Tchaikovsky • Stravinsky

 

Our rating

4

Published: April 4, 2013 at 8:23 am

COMPOSERS: Tchaikovsky; Stravinsky
LABELS: Teatro Real
ALBUM TITLE: Tchaikovsky • Stravinsky
WORKS: Tchaikovsky: Iolanta; Stravinsky: Perséphone
PERFORMER: Scherbachenko, Cernoch, Groves, Blanc, etc; Young Singers of the JORCAM; Teatro Real/Andrés Maspero Tedor Currentzis; dir. Peter Sellers
CATALOGUE NO: TR94011DVD; TR97010BD

Here are two things I hardly expected to see: director Peter Sellars tackling a Tchaikovsky opera, and Stravinsky’s least familiar Greek drama making it to the stage. Heroines Iolanta and Perséphone both move from a fearful darkness to light, on the same minimal set designed by George Tsypin.

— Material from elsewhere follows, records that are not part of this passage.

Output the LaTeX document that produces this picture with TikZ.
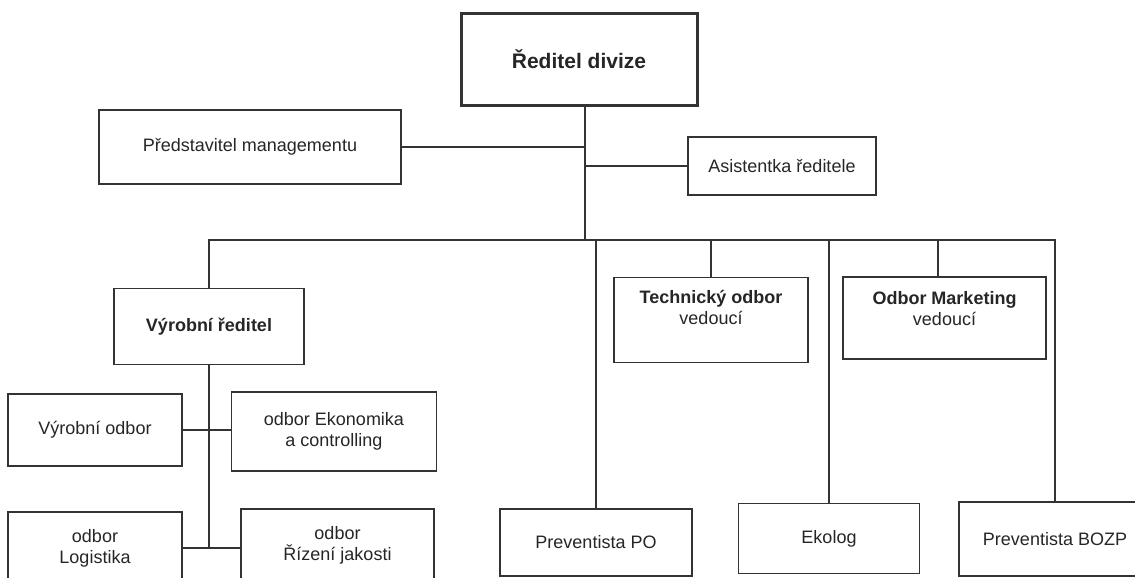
\documentclass[tikz,border=0pt]{standalone}
\usepackage{fontspec}
\setmainfont{Liberation Sans}
\begin{document}
\begin{tikzpicture}[x=1pt,y=-1pt,
  every node/.style={font=\fontsize{18}{21}\selectfont, text=black!85},
  box/.style={draw=black!80, line width=1.8pt, rectangle, inner sep=0pt, align=center},
  headbox/.style={box, line width=3pt},
  link/.style={draw=black!80, line width=1.3pt}]
\useasboundingbox (0,0) rectangle (1135,578);
\fill[white] (0,0) rectangle (1135,578);
\begin{scope}
\clip (0,0) rectangle (1135,578);

% top management
\node[headbox, minimum width=236, minimum height=91] (ceo) at (579,59.5)
  {\fontsize{21}{24}\selectfont\textbf{Ředitel divize}};
\node[box, minimum width=302, minimum height=74] (mgmt) at (250,147) {Představitel managementu};
\node[box, minimum width=188, minimum height=58] (asst) at (782,166) {Asistentka ředitele};

% second level
\node[box, minimum width=190, minimum height=76] (vyr) at (209,326.5) {\textbf{Výrobní ředitel}};
\node[box, minimum width=194, minimum height=85] (tech) at (711,320)
  {\parbox[c][85pt][t]{190pt}{\centering\rule{0pt}{26pt}\textbf{Technický odbor}\\vedoucí}};
\node[box, minimum width=203, minimum height=82] (mkt) at (944.5,318)
  {\parbox[c][82pt][t]{199pt}{\centering\rule{0pt}{27pt}\textbf{Odbor Marketing}\\vedoucí}};

% production departments
\node[box, minimum width=174, minimum height=72] (vod) at (95,430) {Výrobní odbor};
\node[box, minimum width=205, minimum height=79] (ekon) at (334,431.5) {odbor Ekonomika\\a controlling};
\node[box, minimum width=174, minimum height=72] (log) at (95,548) {odbor\\Logistika};
\node[box, minimum width=193, minimum height=73] (riz) at (337.5,545.5) {odbor\\Řízení jakosti};

% staff positions
\node[box, minimum width=192, minimum height=67] (po) at (596,542.5) {Preventista PO};
\node[box, minimum width=181, minimum height=70] (eko) at (829,538.5) {Ekolog};
\node[box, minimum width=192, minimum height=74] (bozp) at (1055,539) {Preventista BOZP};

% main trunk and bus
\coordinate (j0) at (585,240);
\draw[link] (ceo.south -| j0) -- (j0);
\draw[link] (mgmt.east) -- (mgmt.east -| j0);
\draw[link] (asst.west) -- (asst.west -| j0);
\draw[link] (vyr.north) -- (vyr.north |- j0) -- (bozp.north |- j0) -- (bozp.north);
\draw[link] (po.north) -- (po.north |- j0);
\draw[link] (tech.north) -- (tech.north |- j0);
\draw[link] (eko.north) -- (eko.north |- j0);
\draw[link] ([xshift=-6.5pt]mkt.north) -- ([xshift=-6.5pt]mkt.north |- j0);

% production branch
\draw[link] (vyr.south) -- (vyr.south |- log.east);
\draw[link] (vod.east) -- (vod.east -| ekon.west);
\draw[link] (log.east) -- (log.east -| riz.west);
\end{scope}
\end{tikzpicture}
\end{document}
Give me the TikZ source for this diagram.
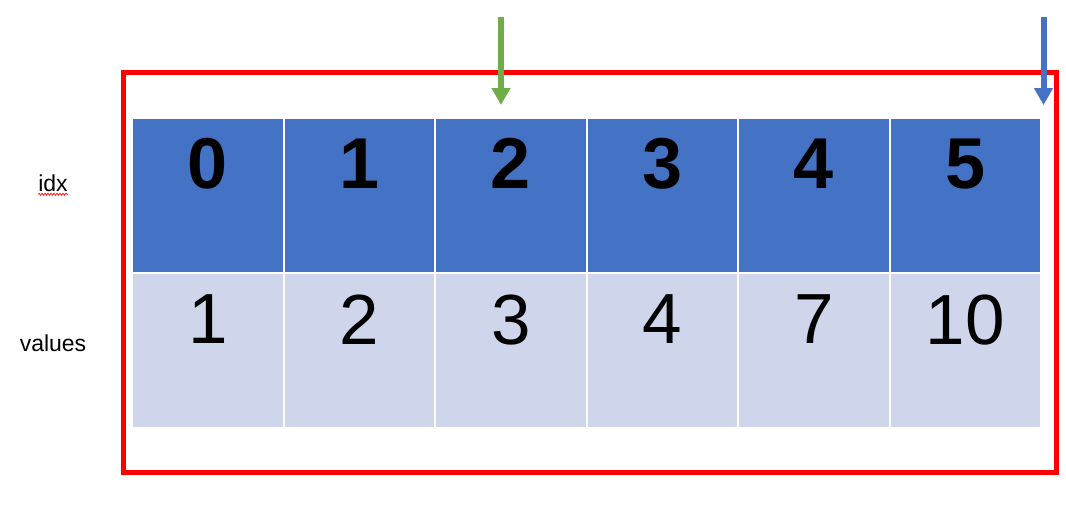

It’s only a pity that the clear, rapidly changing colour schemes for Perséphone, mirrored in restrained dance from leading performers of Cambodia’s Amrita Performing Arts and sharp orchestral tones, aren’t preceded by an equal directness in the telling of Tchaikovsky’s fable.

Sellars seizes on the idea that blind Iolanta’s prevention by those around her from learning the truth of her condition equals ‘a place of secret remorse and private hurt’. The director backs up his idea in a crisp documentary, but the result doesn’t read so clearly. The confusing visual solution includes mobile search lamps fitfully hitting faces and dramatic obfuscation which stretches the curious storyline. Both the production and conductor Teodor Currentzis’s insistence on the authentic power of the moment begin well, but get bogged down in the duet between Iolanta and Vaudemont. It would be hard to find a more committed, vocally assured pair than Ekaterina Scherbachenko and Pavel ∫ernoch; but both are asked to slow down their exchanges and over-complicate the potentially touching sequence when Iolanta can’t tell a red rose from a white one – none appears here – and Vaudemont, realising she’s blind, tells her the truth. What clarity there is comes from the singers, matched in Perséphone by the intensity of tenor Paul Groves and the speaking heroine, Dominique Blanc.